EXERCISE OBJECTIVE: Pictures excluded, return the lines below from the first through the line holding "var concValues = [0.5, 1, 2, 4, 8, 16, 32];".

SOURCE MATERIAL:

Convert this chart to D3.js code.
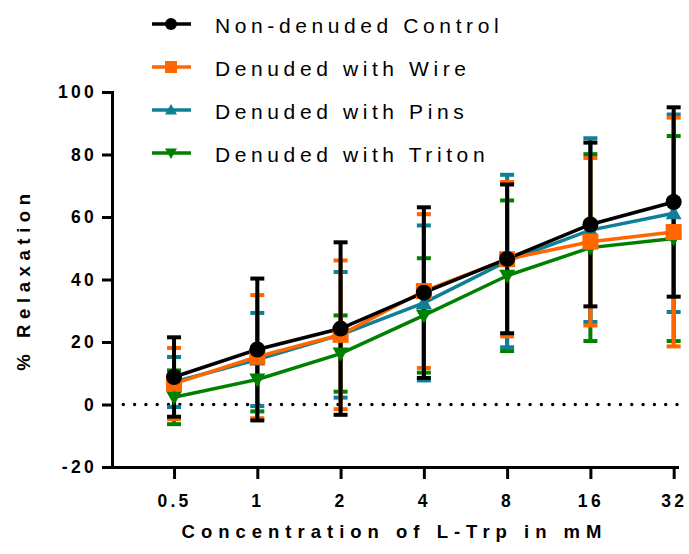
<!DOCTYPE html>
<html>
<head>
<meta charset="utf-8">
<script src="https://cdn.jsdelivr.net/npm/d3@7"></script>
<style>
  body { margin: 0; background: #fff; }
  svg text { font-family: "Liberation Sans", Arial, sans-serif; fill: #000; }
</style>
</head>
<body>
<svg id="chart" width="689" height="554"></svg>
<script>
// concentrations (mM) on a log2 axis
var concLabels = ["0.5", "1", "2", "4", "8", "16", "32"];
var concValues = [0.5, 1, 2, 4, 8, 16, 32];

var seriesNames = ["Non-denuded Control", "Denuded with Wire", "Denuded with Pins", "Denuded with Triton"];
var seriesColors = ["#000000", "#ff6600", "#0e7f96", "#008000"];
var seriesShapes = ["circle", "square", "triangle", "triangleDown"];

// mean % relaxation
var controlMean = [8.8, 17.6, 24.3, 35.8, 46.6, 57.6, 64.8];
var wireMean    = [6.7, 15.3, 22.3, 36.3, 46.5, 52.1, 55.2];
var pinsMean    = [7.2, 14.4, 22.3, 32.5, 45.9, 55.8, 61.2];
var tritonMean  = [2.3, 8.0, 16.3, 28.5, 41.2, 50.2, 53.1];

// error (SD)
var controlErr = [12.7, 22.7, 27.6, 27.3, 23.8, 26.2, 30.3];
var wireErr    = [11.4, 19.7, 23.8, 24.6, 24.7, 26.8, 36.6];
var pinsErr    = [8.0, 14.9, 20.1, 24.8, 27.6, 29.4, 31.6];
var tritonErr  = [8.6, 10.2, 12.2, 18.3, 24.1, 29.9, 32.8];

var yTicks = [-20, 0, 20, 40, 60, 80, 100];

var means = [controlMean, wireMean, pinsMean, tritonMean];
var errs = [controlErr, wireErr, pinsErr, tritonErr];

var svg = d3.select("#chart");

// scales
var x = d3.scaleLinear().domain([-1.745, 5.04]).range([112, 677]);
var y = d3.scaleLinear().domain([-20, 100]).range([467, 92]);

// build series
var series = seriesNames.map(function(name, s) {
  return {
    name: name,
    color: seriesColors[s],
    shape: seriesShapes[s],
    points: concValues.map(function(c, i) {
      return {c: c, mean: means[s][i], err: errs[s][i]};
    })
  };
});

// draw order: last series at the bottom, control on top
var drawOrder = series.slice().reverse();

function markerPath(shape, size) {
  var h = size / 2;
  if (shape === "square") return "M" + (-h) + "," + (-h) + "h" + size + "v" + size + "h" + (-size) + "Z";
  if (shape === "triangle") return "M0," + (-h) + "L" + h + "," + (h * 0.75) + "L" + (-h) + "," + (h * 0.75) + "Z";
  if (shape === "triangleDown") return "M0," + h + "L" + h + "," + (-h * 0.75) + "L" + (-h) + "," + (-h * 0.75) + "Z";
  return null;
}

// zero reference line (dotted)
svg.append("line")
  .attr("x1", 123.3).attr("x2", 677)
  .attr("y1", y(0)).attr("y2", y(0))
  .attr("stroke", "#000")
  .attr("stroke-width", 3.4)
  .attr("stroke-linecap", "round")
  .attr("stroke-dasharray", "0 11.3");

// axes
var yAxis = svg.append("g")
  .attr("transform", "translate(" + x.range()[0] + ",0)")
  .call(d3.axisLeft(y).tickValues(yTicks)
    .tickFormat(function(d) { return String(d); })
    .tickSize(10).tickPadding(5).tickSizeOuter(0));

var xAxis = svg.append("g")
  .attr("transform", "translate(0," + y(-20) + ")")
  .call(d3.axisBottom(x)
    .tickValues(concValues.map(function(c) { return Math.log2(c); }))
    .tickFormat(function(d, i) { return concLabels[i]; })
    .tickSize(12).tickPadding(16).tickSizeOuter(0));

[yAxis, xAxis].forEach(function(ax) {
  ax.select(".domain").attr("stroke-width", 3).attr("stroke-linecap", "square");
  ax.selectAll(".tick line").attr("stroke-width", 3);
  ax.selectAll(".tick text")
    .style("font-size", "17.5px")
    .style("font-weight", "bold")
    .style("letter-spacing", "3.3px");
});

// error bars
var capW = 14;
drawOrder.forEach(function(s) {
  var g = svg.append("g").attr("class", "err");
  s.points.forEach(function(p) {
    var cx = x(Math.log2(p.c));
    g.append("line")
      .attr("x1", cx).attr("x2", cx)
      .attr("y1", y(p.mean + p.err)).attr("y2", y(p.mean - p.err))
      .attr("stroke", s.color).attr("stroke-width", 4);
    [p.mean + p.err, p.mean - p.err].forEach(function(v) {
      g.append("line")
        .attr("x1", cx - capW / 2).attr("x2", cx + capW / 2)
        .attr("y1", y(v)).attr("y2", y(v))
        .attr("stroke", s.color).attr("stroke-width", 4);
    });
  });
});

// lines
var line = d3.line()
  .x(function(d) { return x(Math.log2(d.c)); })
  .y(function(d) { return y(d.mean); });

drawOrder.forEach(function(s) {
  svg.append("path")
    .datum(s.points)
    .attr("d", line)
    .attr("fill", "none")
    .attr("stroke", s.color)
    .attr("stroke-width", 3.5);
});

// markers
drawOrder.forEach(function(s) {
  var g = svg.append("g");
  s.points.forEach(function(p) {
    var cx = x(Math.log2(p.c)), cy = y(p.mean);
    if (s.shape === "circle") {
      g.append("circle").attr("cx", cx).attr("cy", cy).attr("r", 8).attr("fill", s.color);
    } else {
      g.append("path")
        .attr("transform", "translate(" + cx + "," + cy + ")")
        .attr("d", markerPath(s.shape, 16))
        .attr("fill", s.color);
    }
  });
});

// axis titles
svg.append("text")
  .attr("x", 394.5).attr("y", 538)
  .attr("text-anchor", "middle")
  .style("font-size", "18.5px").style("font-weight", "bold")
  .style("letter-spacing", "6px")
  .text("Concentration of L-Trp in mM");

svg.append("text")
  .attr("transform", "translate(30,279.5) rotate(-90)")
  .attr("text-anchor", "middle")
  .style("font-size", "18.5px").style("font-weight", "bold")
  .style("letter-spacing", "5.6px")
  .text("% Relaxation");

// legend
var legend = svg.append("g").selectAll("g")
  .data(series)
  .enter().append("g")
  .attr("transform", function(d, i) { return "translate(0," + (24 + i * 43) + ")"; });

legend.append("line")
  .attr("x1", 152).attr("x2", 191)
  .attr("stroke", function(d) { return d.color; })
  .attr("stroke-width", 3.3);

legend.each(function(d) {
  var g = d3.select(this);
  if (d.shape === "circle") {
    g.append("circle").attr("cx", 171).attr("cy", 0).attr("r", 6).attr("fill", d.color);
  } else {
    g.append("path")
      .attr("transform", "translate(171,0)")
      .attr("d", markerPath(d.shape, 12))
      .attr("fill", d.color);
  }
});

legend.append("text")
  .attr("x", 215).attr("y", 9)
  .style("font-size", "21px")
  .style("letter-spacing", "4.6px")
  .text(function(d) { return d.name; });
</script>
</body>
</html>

RESULT OF THIS TASK:
Convert this chart to D3.js code.
<!DOCTYPE html>
<html>
<head>
<meta charset="utf-8">
<script src="https://cdn.jsdelivr.net/npm/d3@7"></script>
<style>
  body { margin: 0; background: #fff; }
  svg text { font-family: "Liberation Sans", Arial, sans-serif; fill: #000; }
</style>
</head>
<body>
<svg id="chart" width="689" height="554"></svg>
<script>
// concentrations (mM) on a log2 axis
var concLabels = ["0.5", "1", "2", "4", "8", "16", "32"];
var concValues = [0.5, 1, 2, 4, 8, 16, 32];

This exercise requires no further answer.